Commissioner Ogonna Brown said she trusts the agreement was “heavily negotiated and vetted” and gave deference to it. “I appreciate you working so diligently, so we don’t have to air our dirty laundry today and move forward in a positive direction,” Brown said.

Commissioner Brian Krolicki said he wanted to commend all of the parties on resolving the matter, which was also dealt with by previous Boards and Commissions. “It’s complicated and I’m delighted we’re in a position where all parties are wishing to move forward.”

Commissioner Rosa Solis-Rainey appreciated the efforts to bring the issue to a close, but leveled the harshest criticism of what transpired with Wynn and the national spotlight it put on the Nevada gaming industry. “It’s a huge blemish on the industry. Mr. Wynn made incredible contributions, but the nature of the allegations and the history behind them at least warrant the amount of the fine that was negotiated.”
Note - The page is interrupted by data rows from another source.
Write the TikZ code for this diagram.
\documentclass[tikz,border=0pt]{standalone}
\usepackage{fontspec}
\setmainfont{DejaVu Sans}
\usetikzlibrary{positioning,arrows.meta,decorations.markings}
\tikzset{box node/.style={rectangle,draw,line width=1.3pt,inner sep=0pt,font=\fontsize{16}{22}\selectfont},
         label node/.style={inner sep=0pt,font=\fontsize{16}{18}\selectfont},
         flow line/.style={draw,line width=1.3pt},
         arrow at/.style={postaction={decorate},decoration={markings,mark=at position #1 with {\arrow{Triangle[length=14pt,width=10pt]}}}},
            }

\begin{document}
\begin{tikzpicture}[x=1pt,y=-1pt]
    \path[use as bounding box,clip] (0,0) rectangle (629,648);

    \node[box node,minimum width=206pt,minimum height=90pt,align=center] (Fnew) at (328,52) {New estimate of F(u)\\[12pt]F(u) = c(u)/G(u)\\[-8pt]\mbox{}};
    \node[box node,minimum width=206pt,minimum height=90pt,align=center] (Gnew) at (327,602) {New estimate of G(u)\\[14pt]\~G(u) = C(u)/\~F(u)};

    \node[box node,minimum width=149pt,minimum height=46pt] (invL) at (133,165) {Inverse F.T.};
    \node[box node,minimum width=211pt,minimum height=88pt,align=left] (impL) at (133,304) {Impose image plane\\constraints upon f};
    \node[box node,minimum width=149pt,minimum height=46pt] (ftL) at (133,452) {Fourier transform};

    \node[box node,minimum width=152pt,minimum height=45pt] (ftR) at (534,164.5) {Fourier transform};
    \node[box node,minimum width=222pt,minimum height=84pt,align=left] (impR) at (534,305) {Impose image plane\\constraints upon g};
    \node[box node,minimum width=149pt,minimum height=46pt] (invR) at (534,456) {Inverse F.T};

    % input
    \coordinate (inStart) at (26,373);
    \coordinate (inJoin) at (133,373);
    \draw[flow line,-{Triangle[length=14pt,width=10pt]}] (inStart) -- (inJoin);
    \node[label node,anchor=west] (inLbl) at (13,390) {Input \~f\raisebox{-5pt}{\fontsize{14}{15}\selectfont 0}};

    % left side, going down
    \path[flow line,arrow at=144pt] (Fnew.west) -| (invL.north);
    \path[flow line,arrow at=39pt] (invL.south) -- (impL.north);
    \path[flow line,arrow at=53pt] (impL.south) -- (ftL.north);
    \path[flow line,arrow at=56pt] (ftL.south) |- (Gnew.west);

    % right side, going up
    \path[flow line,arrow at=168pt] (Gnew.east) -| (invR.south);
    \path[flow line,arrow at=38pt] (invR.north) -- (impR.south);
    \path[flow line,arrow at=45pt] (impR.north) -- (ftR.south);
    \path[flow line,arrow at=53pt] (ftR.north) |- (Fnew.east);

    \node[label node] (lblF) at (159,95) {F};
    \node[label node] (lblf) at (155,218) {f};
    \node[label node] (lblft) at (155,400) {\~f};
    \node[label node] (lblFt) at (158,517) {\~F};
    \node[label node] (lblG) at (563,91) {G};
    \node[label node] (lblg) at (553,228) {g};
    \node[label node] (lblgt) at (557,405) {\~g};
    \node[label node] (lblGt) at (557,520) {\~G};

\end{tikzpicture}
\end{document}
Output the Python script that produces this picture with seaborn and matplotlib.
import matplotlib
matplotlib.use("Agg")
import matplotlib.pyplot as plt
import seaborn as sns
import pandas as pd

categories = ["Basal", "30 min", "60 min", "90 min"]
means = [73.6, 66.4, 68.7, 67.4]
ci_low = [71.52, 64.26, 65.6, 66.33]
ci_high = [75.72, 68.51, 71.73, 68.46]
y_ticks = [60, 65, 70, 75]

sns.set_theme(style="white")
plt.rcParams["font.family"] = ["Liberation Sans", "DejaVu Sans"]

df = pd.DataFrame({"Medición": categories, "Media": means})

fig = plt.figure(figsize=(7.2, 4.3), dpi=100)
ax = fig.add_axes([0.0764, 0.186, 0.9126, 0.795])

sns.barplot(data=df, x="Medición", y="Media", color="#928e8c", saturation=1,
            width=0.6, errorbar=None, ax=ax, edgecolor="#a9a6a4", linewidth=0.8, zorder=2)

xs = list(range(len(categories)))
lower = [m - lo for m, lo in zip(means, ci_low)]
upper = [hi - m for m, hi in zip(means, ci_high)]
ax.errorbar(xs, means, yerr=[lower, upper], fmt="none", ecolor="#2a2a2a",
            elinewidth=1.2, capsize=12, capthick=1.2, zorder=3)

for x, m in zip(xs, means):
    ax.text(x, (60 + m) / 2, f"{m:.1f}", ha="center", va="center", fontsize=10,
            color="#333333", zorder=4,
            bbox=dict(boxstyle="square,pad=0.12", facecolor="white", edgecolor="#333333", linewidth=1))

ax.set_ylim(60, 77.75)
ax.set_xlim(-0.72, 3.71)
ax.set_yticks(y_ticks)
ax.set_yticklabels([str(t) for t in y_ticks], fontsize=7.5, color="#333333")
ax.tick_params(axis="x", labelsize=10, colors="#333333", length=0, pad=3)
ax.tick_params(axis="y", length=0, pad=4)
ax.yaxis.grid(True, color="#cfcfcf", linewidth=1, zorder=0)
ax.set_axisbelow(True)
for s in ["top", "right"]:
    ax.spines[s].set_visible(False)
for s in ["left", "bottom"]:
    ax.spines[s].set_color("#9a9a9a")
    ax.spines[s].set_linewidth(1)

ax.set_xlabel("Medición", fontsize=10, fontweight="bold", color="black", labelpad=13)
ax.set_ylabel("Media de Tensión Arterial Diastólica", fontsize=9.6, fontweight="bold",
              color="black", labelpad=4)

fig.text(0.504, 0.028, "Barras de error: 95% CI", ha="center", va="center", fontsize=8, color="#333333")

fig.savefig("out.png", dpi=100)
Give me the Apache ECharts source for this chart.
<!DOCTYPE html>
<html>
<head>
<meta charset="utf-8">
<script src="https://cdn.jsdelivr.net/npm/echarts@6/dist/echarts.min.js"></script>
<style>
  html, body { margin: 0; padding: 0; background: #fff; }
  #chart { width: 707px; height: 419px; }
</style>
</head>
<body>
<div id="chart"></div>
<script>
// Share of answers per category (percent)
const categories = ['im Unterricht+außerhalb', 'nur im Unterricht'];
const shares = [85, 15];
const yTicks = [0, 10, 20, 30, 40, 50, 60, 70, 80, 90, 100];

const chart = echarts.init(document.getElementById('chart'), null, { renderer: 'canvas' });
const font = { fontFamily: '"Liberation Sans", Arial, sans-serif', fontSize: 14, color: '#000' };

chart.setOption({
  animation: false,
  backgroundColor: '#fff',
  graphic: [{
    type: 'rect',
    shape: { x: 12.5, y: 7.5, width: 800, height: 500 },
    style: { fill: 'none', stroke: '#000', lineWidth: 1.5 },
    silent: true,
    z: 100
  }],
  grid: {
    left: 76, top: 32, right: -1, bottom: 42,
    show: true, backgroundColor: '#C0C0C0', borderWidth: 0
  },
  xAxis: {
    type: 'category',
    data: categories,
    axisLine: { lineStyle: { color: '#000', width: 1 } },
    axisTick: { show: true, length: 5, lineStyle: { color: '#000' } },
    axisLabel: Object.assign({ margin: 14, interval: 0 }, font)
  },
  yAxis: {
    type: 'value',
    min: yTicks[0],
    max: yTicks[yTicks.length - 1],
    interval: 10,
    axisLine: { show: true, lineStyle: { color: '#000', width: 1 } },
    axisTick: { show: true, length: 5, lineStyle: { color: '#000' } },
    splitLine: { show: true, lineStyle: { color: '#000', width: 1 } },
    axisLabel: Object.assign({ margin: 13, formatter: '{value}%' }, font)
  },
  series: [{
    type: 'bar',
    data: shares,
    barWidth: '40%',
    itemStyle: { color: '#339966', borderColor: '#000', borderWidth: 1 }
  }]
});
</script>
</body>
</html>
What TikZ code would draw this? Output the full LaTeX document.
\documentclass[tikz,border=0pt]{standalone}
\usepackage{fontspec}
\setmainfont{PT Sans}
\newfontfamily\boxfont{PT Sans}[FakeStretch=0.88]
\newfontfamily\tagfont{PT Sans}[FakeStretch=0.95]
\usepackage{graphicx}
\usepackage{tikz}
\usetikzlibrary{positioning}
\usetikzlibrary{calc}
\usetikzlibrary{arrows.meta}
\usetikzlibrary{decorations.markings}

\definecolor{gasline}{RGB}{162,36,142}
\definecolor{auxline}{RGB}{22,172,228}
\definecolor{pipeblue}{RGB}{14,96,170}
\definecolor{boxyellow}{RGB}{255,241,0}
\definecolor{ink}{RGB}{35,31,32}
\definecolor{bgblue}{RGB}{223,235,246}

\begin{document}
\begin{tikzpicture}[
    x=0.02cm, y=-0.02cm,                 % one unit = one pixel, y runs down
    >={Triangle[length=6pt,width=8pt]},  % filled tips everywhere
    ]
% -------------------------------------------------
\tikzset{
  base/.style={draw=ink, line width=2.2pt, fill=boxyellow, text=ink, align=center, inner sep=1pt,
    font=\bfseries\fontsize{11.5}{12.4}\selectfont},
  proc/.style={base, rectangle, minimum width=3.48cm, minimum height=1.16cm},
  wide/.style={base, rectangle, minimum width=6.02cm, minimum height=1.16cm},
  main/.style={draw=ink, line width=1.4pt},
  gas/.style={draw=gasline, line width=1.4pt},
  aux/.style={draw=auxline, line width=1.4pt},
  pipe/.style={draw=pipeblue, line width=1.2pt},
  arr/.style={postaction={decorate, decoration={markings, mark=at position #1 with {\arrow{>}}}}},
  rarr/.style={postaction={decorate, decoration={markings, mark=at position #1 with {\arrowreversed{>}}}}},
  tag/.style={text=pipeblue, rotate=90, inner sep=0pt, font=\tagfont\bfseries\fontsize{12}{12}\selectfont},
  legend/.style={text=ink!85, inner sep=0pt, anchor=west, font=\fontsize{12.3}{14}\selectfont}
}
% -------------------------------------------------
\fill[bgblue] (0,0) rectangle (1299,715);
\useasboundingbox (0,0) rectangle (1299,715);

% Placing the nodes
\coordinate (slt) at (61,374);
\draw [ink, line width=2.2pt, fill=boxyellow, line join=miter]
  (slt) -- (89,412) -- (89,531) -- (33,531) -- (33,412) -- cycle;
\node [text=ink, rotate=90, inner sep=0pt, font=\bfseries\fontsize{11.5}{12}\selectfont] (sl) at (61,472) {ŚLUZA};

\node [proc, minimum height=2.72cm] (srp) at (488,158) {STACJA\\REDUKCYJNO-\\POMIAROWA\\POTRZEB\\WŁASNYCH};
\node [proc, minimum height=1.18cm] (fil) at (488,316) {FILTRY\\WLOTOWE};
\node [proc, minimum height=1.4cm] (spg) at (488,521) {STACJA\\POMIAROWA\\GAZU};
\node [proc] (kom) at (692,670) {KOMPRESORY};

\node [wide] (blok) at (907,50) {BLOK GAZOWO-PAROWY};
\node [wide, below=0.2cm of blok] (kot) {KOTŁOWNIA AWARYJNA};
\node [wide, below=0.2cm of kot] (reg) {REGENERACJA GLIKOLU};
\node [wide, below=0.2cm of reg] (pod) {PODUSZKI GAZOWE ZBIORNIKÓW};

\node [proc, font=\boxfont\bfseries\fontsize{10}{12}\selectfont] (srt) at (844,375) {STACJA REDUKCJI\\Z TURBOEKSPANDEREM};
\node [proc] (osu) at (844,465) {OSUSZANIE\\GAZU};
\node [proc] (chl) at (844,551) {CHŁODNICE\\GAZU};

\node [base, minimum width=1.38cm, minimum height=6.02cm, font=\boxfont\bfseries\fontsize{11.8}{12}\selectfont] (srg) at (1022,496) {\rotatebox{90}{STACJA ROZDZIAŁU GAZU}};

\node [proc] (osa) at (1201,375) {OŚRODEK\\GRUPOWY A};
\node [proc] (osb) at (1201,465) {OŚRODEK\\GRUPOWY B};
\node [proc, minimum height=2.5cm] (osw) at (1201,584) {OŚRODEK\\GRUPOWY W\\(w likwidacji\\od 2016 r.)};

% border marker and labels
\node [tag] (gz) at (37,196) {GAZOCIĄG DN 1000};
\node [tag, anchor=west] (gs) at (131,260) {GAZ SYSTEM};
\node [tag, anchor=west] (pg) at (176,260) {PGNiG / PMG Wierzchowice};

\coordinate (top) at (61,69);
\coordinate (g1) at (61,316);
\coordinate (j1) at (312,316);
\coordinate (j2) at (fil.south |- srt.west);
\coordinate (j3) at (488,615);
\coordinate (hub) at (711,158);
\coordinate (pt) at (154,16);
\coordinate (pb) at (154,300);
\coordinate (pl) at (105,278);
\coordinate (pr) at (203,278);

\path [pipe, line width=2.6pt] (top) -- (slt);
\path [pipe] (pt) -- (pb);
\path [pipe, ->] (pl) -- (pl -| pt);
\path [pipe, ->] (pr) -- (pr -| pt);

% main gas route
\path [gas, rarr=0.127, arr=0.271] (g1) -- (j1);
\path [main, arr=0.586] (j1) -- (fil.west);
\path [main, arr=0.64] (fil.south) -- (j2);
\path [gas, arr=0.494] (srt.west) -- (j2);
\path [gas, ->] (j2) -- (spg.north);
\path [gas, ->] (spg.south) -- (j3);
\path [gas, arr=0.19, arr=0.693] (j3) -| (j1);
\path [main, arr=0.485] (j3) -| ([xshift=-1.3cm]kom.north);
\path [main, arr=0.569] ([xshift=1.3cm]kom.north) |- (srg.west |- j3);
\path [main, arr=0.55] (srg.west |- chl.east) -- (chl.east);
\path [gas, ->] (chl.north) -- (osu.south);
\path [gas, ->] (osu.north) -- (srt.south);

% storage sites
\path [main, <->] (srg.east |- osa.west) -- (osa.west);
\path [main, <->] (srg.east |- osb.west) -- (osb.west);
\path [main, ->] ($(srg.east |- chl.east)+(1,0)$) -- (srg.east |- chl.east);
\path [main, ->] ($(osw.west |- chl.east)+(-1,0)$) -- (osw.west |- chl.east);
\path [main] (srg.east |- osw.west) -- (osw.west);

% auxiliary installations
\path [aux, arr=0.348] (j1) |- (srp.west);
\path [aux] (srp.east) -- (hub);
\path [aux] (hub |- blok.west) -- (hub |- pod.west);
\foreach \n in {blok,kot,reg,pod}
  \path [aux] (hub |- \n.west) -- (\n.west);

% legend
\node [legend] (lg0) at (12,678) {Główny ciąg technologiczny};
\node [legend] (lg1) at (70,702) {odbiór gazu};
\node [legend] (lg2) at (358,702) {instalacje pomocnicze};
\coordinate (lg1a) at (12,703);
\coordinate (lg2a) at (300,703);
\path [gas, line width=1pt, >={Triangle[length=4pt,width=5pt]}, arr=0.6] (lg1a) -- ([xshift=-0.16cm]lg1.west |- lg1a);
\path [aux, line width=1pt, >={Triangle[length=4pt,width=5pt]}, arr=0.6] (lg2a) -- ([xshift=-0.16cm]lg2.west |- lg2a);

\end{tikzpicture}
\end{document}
After the hearing, Gaming Control Board Chairman Kirk Hendrick issued a statement saying the Board is satisfied with the resolution with Wynn and that it protects the gaming industry and the citizens of Nevada. “Closing this dark chapter in Nevada’s gaming history allows more time for the Board to continue effectively and efficiently regulating Nevada’s most important industry.”

Control Board member George Assad noted in a statement how the fine is the largest ever levied against an individual in the state. “The magnitude of the fine, along with other conditions in the Stipulation for Settlement and Order demonstrate how serious the Board and Commission took the allegations in the disciplinary complaint.”